The simple remedy in our case is to just carry on making the test longer until n-step-transcription is improbable. But we don’t want to make check arithmetic longer or it won’t be a labour-saving device anymore.
We can moderate its growth a little by breaking each stage in half. Like so:
First, calculate the remainder of the inputs and outputs over 99999999 – that’s eight nines. To do this, break the number up into groups of eight digits, starting from the right, and add all these up.
If the sum is more than eight digits long, just scoop up those extra digits and add them back in at the bottom before anybody notices. That’s the five-second rule.
Now break that in half. Two four-digit numbers.
Subtract the high half from the low half and put that result to one side. This is the value mod 10001. If it’s negative then add 10001.
Also add the high half to the low half. If the result is more than four digits, take that extra digit and add it back in at the bottom just like last time.
Thats the value mod 9999.
Break it in half again. Two two-digit numbers.
Subtract the high half from the low half just like last time. This is the value mod 101. Top it up if it’s negative.
Add the high half to the low half. If the result is more than two digits then fix it in the usual way.
Now we have mod 99.
Finally, continue the pattern to get mod 9 and mod 11 values in the usual way.
Now for each value $x$ you should have $x \mod 9$, $x \mod 11$, $x \mod 101$, and $x \mod 10001$.
Do the casting-out-nines test. If that goes OK then you have a one-in-nine chance of being wrong. Give or take the comparative risks of digit transposition.
Next you can try the same thing mod 11. Now you have a one in 99 chance of being wrong. Digit transpositions only sneak through if they’re swapped across an interval of two.
Next you can try mod 101 for a one in 9999 chance of being wrong, and digit transpositions must be across an interval of four.
You have a choice, here. You can stop and say that’s good enough (protip: pick this one!). You can continue the pattern mod 10001. You can break 10001 into its factors of 73 and 137 and do those independently. Or you could start over with a different length repdigit on the basis that repdigits with co-prime lengths will have a digit transposition insensitivity the length of the product of their lengths.
Or, of course, you could just use a computer like any sensible person.
At this point questions come up about arithmetic mod 73 and mod 137. How do we do it? Are there easy shortcuts? Because they’re not one away from a power of ten does this mean they have different weaknesses from the other tests we’ve done?
Last question first: no.
What got me started on this post was wondering the same thing after seeing this Stand Up Maths video showing off a bunch of divisibility tests:
and thinking about that in relation to their 2024 Pi calculation effort.
But when you note that you can do a 10001 test via its prime factors it becomes apparent that those prime factors must have the same weaknesses as that product. You’re not making mod 73 weaker by also doing mod 137. They just both have that property inherently.
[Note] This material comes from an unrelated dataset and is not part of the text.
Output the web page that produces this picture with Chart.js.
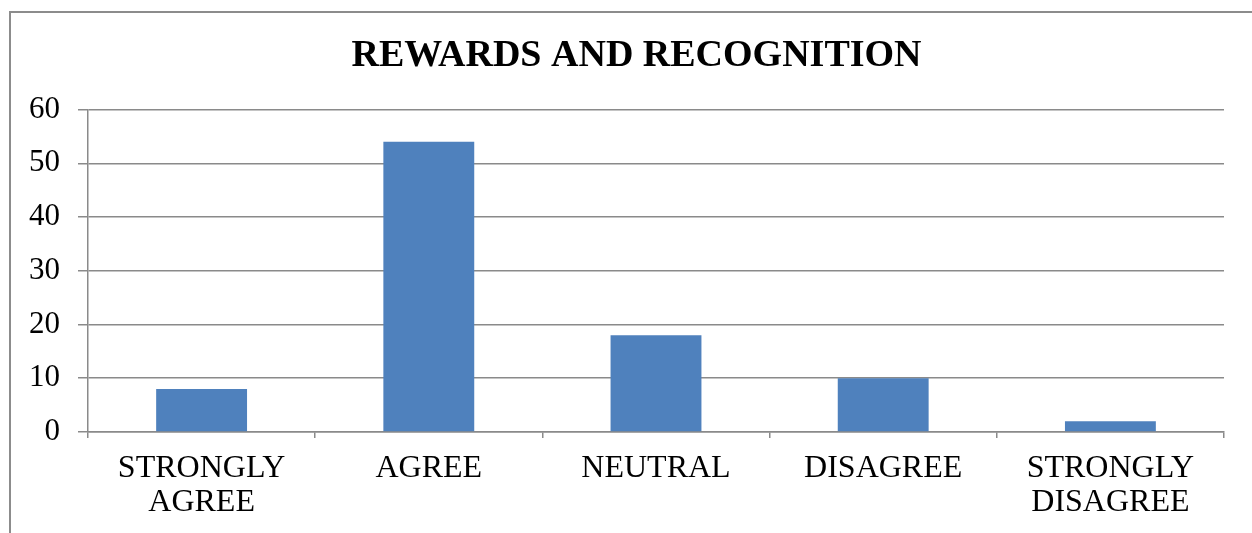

And so it is for any prime (overlooking 2 and 5), because eventually you can find a value one off a power of ten which it divides (proof left as an exercise for the reader). It may just be a very big power of ten, requiring more digits than you started with so there can’t possibly be such a transposition.
Those divisibility tests are optimised in such a way that they don’t give correct remainders (or they do but you’d have to do extra work to recover them), so I kind of set that aside. There may be a magic prime that isn’t too big but has an uncommonly long decimal period and isn’t hard to take the reainder of in decimal arithmetic but I don’t know what it is.
So to the second and first questions: I don’t know, and I don’t care. It doesn’t look promising so I’m not trying to figure it out.
Instead, it’s probably easier and more productive to just write up the generalisations for mod $10^n+1$ arithmetic, and develop some shortcuts for doing that efficiently.
Naïvely it’s just a matter of doing the arithmetic and then folding the high digits back as described above, but there might be some internal optimisations to work out to make things even easier.
TODO: do that
The process of computing mod $10^n - 1$ and mod $10^n + 1$ by batching up digits does have useful generalisations. You can calculate the remainder over $(10^g)^n - k$ by taking the $i$th group of $g$ digits and multiplying it by $k^i$ before adding them all up. It’s just that if $k$ is not on the unit circle then it’s going to grow and grow so you can’t group and add up everything concurrently like you can with $1^i$ and $(-1)^i$.
This is part of how the Adler-32 checksum is calculated efficiently, except that’s done in binary rather than decimal.
But yes, I said unit circle, which means I do want to address the possibility that $k$ is complex. I briefly entertained the idea of setting $k$ to 90 degrees in the complex plane, so its integer powers would orbit around the four cardinal directions and I could break the groups into four sets and add them in different directions. This meant exploring Gaussian integers and it does look like it could really be made to work.
Can this be extended to the unit hypersphere in quarternions? I don’t know. My cursory thoughts on the matter amounted to “why not?”, and I wonder if hyperdimensional Chinese Remainder Theorem could be used to reconstitute the original value after breaking extremely long number into many dimensions and doing arithmetic mod smaller numbers. This reminded me of how one can use fourier transforms to reduce multiplication to a linear problem at the cost having to do the transforms before and after (which is a bit less complicated than a very long multiplication). Except here we might be able to do addition and multiplication without extra transforms. Or not. I don’t know. I’m not sure how much crosstalk there is between the dimensions when reconciling the overflows after each operation. That might be prohibitive.
TODO: Figure all that out? Probably not.